Are Giant Gravel Batteries the Answer to Renewable Energy Storage?
As we recently noted, the wind deciding not to blow and the sun going down has always been the major obstacle standing in front of the widespread use of solar and wind energy. Energy sources like the sun and wind have the capacity to provide endless amounts of clean energy if we could only figure a way to properly store them. This is exactly what the people at Isentopic are banking on, as they believe their newly designed giant gravel batteries could be the solution to the solar/wind energy storage issue-
“Isentopic claims its gravel-based battery would be able to store equivalent amounts of energy but use less space and be cheaper to set up.

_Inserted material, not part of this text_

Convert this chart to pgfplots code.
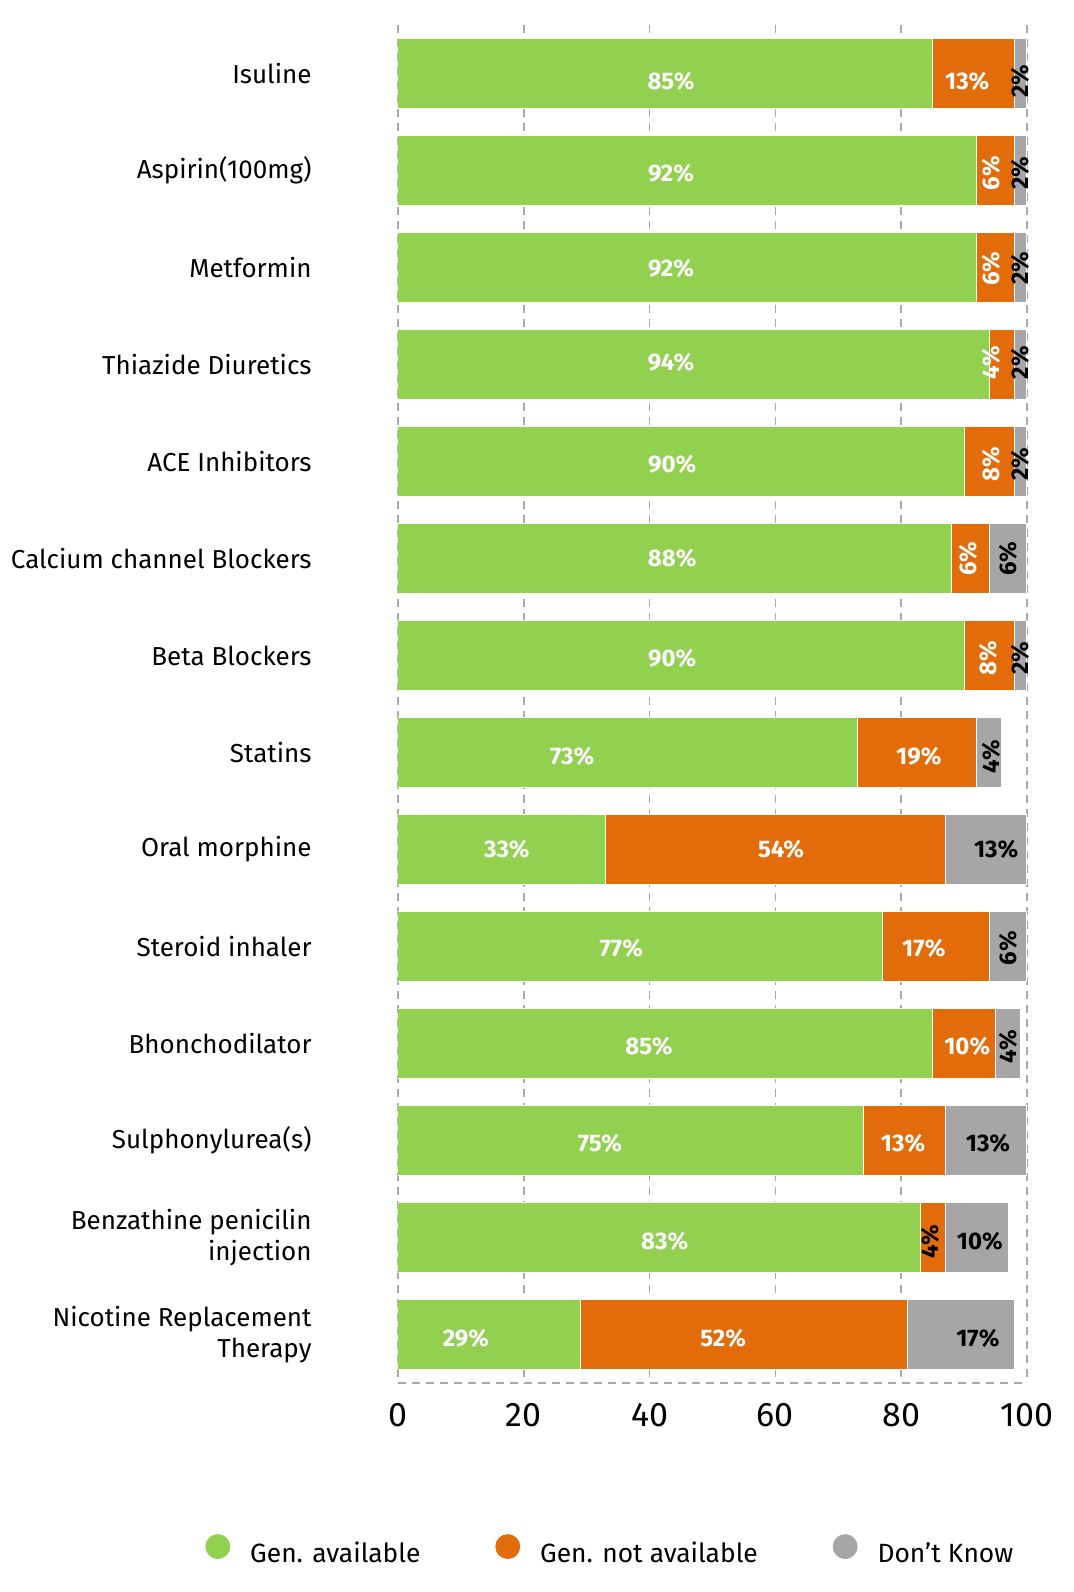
\documentclass[border=0pt]{standalone}
\usepackage{fontspec}
\setmainfont{Fira Sans}
\usepackage{pgfplots}
\usepackage{pgfplotstable}
\pgfplotsset{compat=1.18}
\definecolor{cgreen}{RGB}{146,208,80}
\definecolor{corange}{RGB}{227,108,10}
\definecolor{cgray}{RGB}{166,166,169}
\definecolor{cgrid}{RGB}{170,170,170}

\pgfplotstableread{
y g o k
0 85 13 2
1 92 6 2
2 92 6 2
3 94 4 2
4 90 8 2
5 88 6 6
6 90 8 2
7 73 19 4
8 33 54 13
9 77 17 6
10 85 10 4
11 74 13 13
12 83 4 10
13 29 52 17
}\bars

% white, horizontal labels
\pgfplotstableread{
x y v
43.4 0.08 85
90.5 0.08 13
43.4 1.03 92
43.4 2.01 92
43.4 2.98 94
43.6 4.03 90
43.6 5.00 88
43.6 6.03 90
27.7 7.04 73
82.8 7.04 19
17.3 8.00 33
60.9 8.00 54
35.5 9.02 77
83.6 9.02 17
39.9 10.03 85
90.5 10.03 10
32.1 11.03 75
80.3 11.03 13
42.4 12.04 83
10.8 13.04 29
51.7 13.04 52
}\labWH

% white, rotated labels
\pgfplotstableread{
x y v
94.3 1.03 6
94.3 2.01 6
94.3 2.98 4
94.3 4.03 8
90.6 5.00 6
93.8 6.03 8
}\labWR

% black, horizontal labels
\pgfplotstableread{
x y v
95.1 8.00 13
93.8 11.03 13
92.5 12.04 10
92.2 13.04 17
}\labBH

% black, rotated labels
\pgfplotstableread{
x y v
99.0 0.08 2
99.0 1.03 2
99.0 2.01 2
99.0 2.98 2
99.0 4.03 2
97.0 5.00 6
99.0 6.03 2
94.4 7.04 4
97.0 9.02 6
97.0 10.03 4
84.7 12.04 4
}\labBR

\pgfplotsset{
  barlab/.style={draw=none, mark=none, forget plot,
    nodes near coords={\pgfplotspointmeta\%},
    point meta=explicit symbolic,
    nodes near coords style={anchor=center, inner sep=0pt, font=\bfseries\fontsize{12}{12}\selectfont, #1}},
}

\begin{document}
\begin{tikzpicture}
\begin{axis}[
  name=ax,
  scale only axis,
  width=314.5pt, height=679pt,
  xbar stacked,
  bar width=0.72,
  xmin=0, xmax=100,
  ymin=-0.5, ymax=13.5,
  y dir=reverse,
  xtick={0,20,...,100},
  ytick={0,...,13},
  yticklabels={Isuline, Aspirin(100mg), Metformin, Thiazide Diuretics, ACE Inhibitors, Calcium channel Blockers, Beta Blockers, Statins, Oral morphine, Steroid inhaler, Bhonchodilator, Sulphonylurea(s), {Benzathine penicilin\\injection}, {Nicotine Replacement\\Therapy}},
  xmajorgrids,
  major grid style={cgrid, line width=0.75pt, dash pattern=on 4pt off 3pt},
  axis line style={draw=none},
  major tick length=0pt,
  extra y ticks={13.5},
  extra y tick labels={},
  extra y tick style={grid=major},
  /pgf/number format/assume math mode=true,
  xticklabel style={font=\fontsize{17}{20}\selectfont, inner sep=0pt, yshift=-10pt},
  yticklabel style={font=\fontsize{13}{15.5}\selectfont, align=right, inner sep=0pt, xshift=-43pt},
]
\addplot[fill=cgreen, draw=white, line width=0.5pt] table[x=g, y=y]{\bars};
\addplot[fill=corange, draw=white, line width=0.5pt] table[x=o, y=y]{\bars};
\addplot[fill=cgray, draw=white, line width=0.5pt] table[x=k, y=y]{\bars};
\end{axis}
\begin{axis}[
  at={(ax.south west)}, anchor=south west,
  scale only axis,
  width=314.5pt, height=679pt,
  xmin=0, xmax=100,
  ymin=-0.5, ymax=13.5,
  y dir=reverse,
  hide axis, clip=false,
  legend columns=3,
  legend style={at={(-0.3068,-0.1245)}, anchor=west, draw=none, inner sep=0pt,
    font=\fontsize{13.2}{15}\selectfont,
    /tikz/every odd column/.style={column sep=8pt},
    /tikz/every even column/.style={column sep=35.5pt}},
]
\addplot[barlab={text=white}] table[x=x, y=y, meta=v]{\labWH};
\addplot[barlab={text=white, rotate=90}] table[x=x, y=y, meta=v]{\labWR};
\addplot[barlab={text=black}] table[x=x, y=y, meta=v]{\labBH};
\addplot[barlab={text=black, rotate=90}] table[x=x, y=y, meta=v]{\labBR};
\addlegendimage{legend image code/.code={\fill[cgreen] (6pt,3.8pt) circle (6pt);}}
\addlegendentry{Gen. available}
\addlegendimage{legend image code/.code={\fill[corange] (6pt,3.8pt) circle (6pt);}}
\addlegendentry{Gen. not available}
\addlegendimage{legend image code/.code={\fill[cgray] (6pt,3.8pt) circle (6pt);}}
\addlegendentry{Don't Know}
\end{axis}
\pgfresetboundingbox
\path (ax.south west) ++(-199pt,-104.5pt) rectangle ++(537pt,796pt);
\end{tikzpicture}
\end{document}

Its system consists of two silos filled with a pulverised rock such as gravel. Electricity would be used to heat and pressurise argon gas that is then fed into one of the silos. By the time the gas leaves the chamber, it has cooled to ambient temperature but the gravel itself is heated to 500C. After leaving the silo, the argon is then fed into the second silo, where it expands back to normal atmospheric pressure. This process acts like a giant refrigerator, causing the gas (and rock) temperature inside the second chamber to drop to -160C. The electrical energy generated originally by the wind turbines originally is stored as a temperature difference between the two rock-filled silos. To release the energy, the cycle is reversed, and as the energy passes from hot to cold it powers a generator that makes electricity.” guardian.co.uk
“If you bolt this to a wind farm, you could store the intermittent and relatively erratic energy and give it back in a reliable and controlled manner,” says Jonathan Howe, founder of Isentropic and previously an engineer at the Civil Aviation Authority.
Howe is in the process of designing a small pilot plant that could store 16MWh at full capacity – enough for the electrical needs of thousands of homes. He apparently is also is in talks with what he refers to as “a large utility company” to sponsor the construction of a full-storage demonstrator system, something around the 100 kilowatt scale.